The Abkhazian media was dominated by reports on the commemorative events as well as profiles of people who fell victim to the war, opinion pieces, and interviews with war veterans and public figures.

A video called Itabupatynchrazy (‘Thank You for Peace’) was published by mobile company A-Mobail and widely shared in social networks. The video features children listing their family members who died during the war, which is followed by a series thank-yous for peace, freedom, and victory.

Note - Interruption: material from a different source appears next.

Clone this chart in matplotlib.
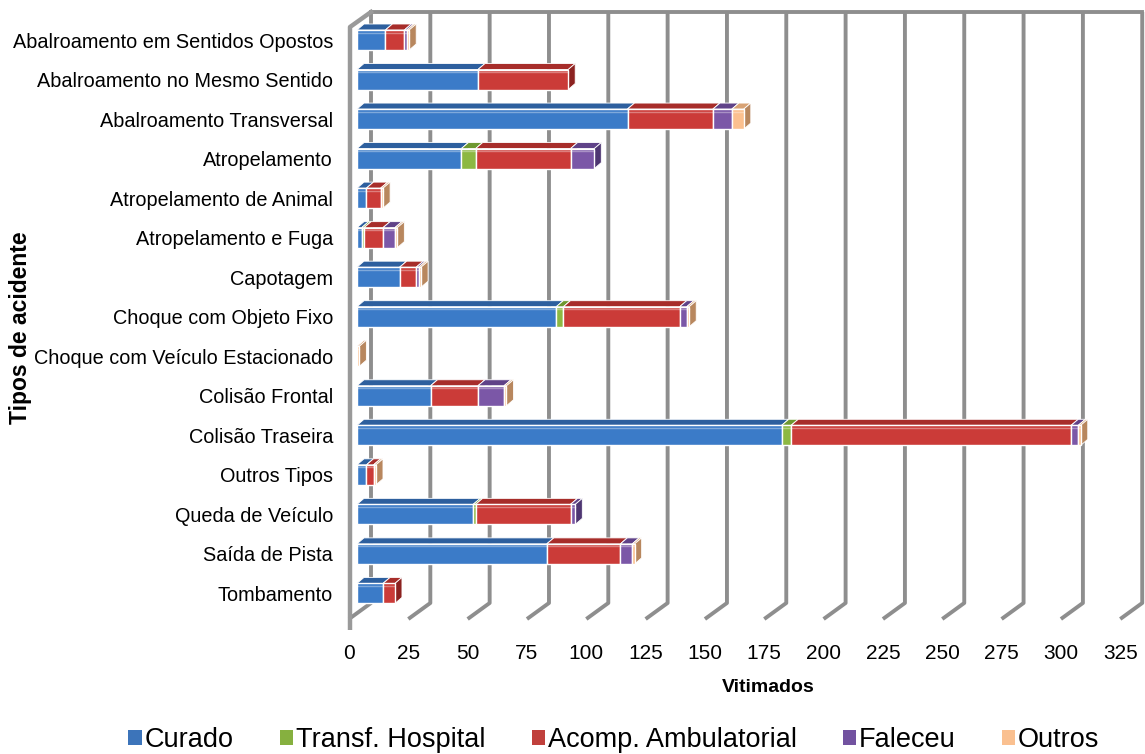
import numpy as np
import matplotlib
matplotlib.use('Agg')
import matplotlib.pyplot as plt
from matplotlib.patches import Polygon, Patch

plt.rcParams['font.family'] = ['Liberation Sans', 'DejaVu Sans']

# 数据
categorias = ['Abalroamento em Sentidos Opostos', 'Abalroamento no Mesmo Sentido',
              'Abalroamento Transversal', 'Atropelamento', 'Atropelamento de Animal',
              'Atropelamento e Fuga', 'Capotagem', 'Choque com Objeto Fixo',
              'Choque com Veículo Estacionado', 'Colisão Frontal', 'Colisão Traseira',
              'Outros Tipos', 'Queda de Veículo', 'Saída de Pista', 'Tombamento']
curado = [12, 51, 114, 44, 4, 2, 18, 84, 0, 31, 179, 4, 49, 80, 11]
transf_hospital = [0, 0, 0, 6, 0, 1, 0, 3, 0, 0, 4, 0, 1, 0, 0]
acomp_ambulatorial = [8, 38, 36, 40, 6, 8, 7, 49, 0, 20, 118, 3, 40, 31, 5]
faleceu = [1, 0, 8, 10, 0, 5, 1, 3, 0, 11, 3, 0, 2, 5, 0]
outros = [1, 0, 5, 0, 1, 1, 1, 1, 1, 1, 1, 1, 0, 1, 0]
xticks = list(range(0, 326, 25))

series = [('Curado', curado), ('Transf. Hospital', transf_hospital),
          ('Acomp. Ambulatorial', acomp_ambulatorial), ('Faleceu', faleceu),
          ('Outros', outros)]
# cor frontal, topo, lado
cores = {
    'Curado': ('#3B7BC8', '#2D5F9E', '#25508A'),
    'Transf. Hospital': ('#8DB842', '#6E9830', '#5E8428'),
    'Acomp. Ambulatorial': ('#CB3B38', '#A72D2A', '#8C2220'),
    'Faleceu': ('#7B57A7', '#5F4288', '#4E3672'),
    'Outros': ('#FBC08F', '#D8A274', '#B8875E'),
}
legenda_cores = {'Curado': '#3C74BA', 'Transf. Hospital': '#86B03F',
                 'Acomp. Ambulatorial': '#C0403C', 'Faleceu': '#7252A0',
                 'Outros': '#FAC090'}

W, H = 1145, 754
fig = plt.figure(figsize=(W / 100, H / 100), dpi=100)

# eixo em "pixels": 0 -> 357px, 2.373 px por unidade; linhas a cada 39.53 px
sx = 2.373
sy = 39.53
ax_l, ax_r, ax_t, ax_b = 340, 1145, 0, 630
ax = fig.add_axes([ax_l / W, (H - ax_b) / H, (ax_r - ax_l) / W, (ax_b - ax_t) / H])
ax.set_xlim((ax_l - 357) / sx, (ax_r - 357) / sx)
ax.set_ylim((ax_b - 40) / sy, (ax_t - 40) / sy)
for s in ax.spines.values():
    s.set_visible(False)

PX = 1 / sx
PY = 1 / sy
def ypix(p):
    return (p - 40) / sy

grid_c = '#8E8E8E'
# parede do fundo e chão
y_top = ypix(12)
y_bot = ypix(603)
y_front = ypix(619)
for v in xticks:
    xb = v + 14 * PX
    xf = v - 8 * PX
    ax.plot([xb, xb, xf], [y_top, y_bot, y_front], color=grid_c, lw=2.8,
            solid_capstyle='butt', zorder=1)
ax.plot([14 * PX, xticks[-1] + 14 * PX], [y_top, y_top], color=grid_c, lw=2.8, zorder=1)
# parede lateral esquerda
ax.plot([14 * PX, -7 * PX, -7 * PX], [y_top, ypix(27), ypix(630)], color='#9A9A9A',
        lw=3.2, zorder=1)

# barras 3D
h = 20 * PY
dx = 7 * PX
dy = -6 * PY
for i in range(len(categorias)):
    left = 0
    for nome, vals in series:
        v = vals[i]
        if v <= 0:
            continue
        fc, tc, sc = cores[nome]
        x0, x1 = left, left + v
        yt, yb = i - h / 2, i + h / 2
        ax.add_patch(Polygon([(x0, yt), (x1, yt), (x1 + dx, yt + dy), (x0 + dx, yt + dy)],
                             closed=True, facecolor=tc, edgecolor='white', lw=0.6, zorder=3))
        ax.add_patch(Polygon([(x1, yt), (x1 + dx, yt + dy), (x1 + dx, yb + dy), (x1, yb)],
                             closed=True, facecolor=sc, edgecolor='white', lw=0.6, zorder=3))
        ax.barh(i, v, left=left, height=h, color=fc, edgecolor='white', linewidth=1.0,
                zorder=4)
        # brilho no topo da face frontal
        ax.plot([x0 + 0.6 * PX, x1 - 0.6 * PX], [yt + 2.5 * PY, yt + 2.5 * PY],
                color='white', alpha=0.35, lw=1.0, zorder=5)
        left += v

ax.set_yticks(range(len(categorias)))
ax.set_yticklabels(categorias, fontsize=14.3)
ax.set_xticks([v - 8 * PX for v in xticks])
ax.set_xticklabels([str(v) for v in xticks], fontsize=15)
ax.tick_params(axis='y', length=0, pad=5)
ax.tick_params(axis='x', length=0, pad=10)

fig.text(768 / W, 1 - 688 / H, 'Vitimados', ha='center', va='center',
         fontsize=14, fontweight='bold')
fig.text(21 / W, 1 - 328 / H, 'Tipos de acidente', ha='center', va='center',
         rotation=90, fontsize=16.5, fontweight='bold')

handles = [Patch(facecolor=legenda_cores[n], edgecolor='none') for n, _ in series]
fig.legend(handles, [n for n, _ in series], loc='center', ncol=5,
           bbox_to_anchor=(614 / W, 1 - 740 / H), frameon=False, fontsize=19.5,
           handlelength=0.5, handleheight=0.5, handletextpad=0.1, columnspacing=1.7)

fig.savefig('out.png', dpi=100)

Incompatible views on history

The turbulent times of Soviet demise saw the Georgian government forces enter Abkhazia in August, 1992 as a reaction to the declaration of independence by Abkhaz members of the local parliament in July. The armed phase of the conflict claimed many victims on both sides and set its long-lasting stamp on Abkhazia’s infrastructure. The conflict also resulted in ethnic cleansing and flight of ethnic Georgians from the territory of Abkhazia causing a major humanitarian crisis in the country, the effects of which can still be felt today.

Both the Georgian government and the Abkhazian de facto government failed to address the issue of war crimes committed by both sides during the conflict. Many Georgian observers point out the destructive role of Russia in conflict settlement, while it is widely seen in Abkhazia as a guarantor of security. As the issue of refugees/IDPs remains a strong taboo in Abkhazia, the war imagery is an important component of the Abkhaz nation-building process and is particularly difficult to challenge. On the other hand, the Abkhaz narratives are virtually never included in the Georgian public debate, which is farther cementing the wall of misunderstanding between the communities.

As both narratives are strongly influenced by nationalism and are extremely politically charged, they remain irreconcilable and obstruct the possibility for a genuine dialogue on the tragic events of 1992–1993.

Parts of the article discuss developments as seen from Abkhazia and doesn’t reflect the view of DFWatch. The word ‘Abkhaz’ refers to an ethnicity, while ‘Abkhazian’ refers to an inhabitant of Abkhazia regardless their ethnic background or an institution based in Abkhazia. Abkhaz names are transliterated according to how they would be spelled in the Abkhaz language.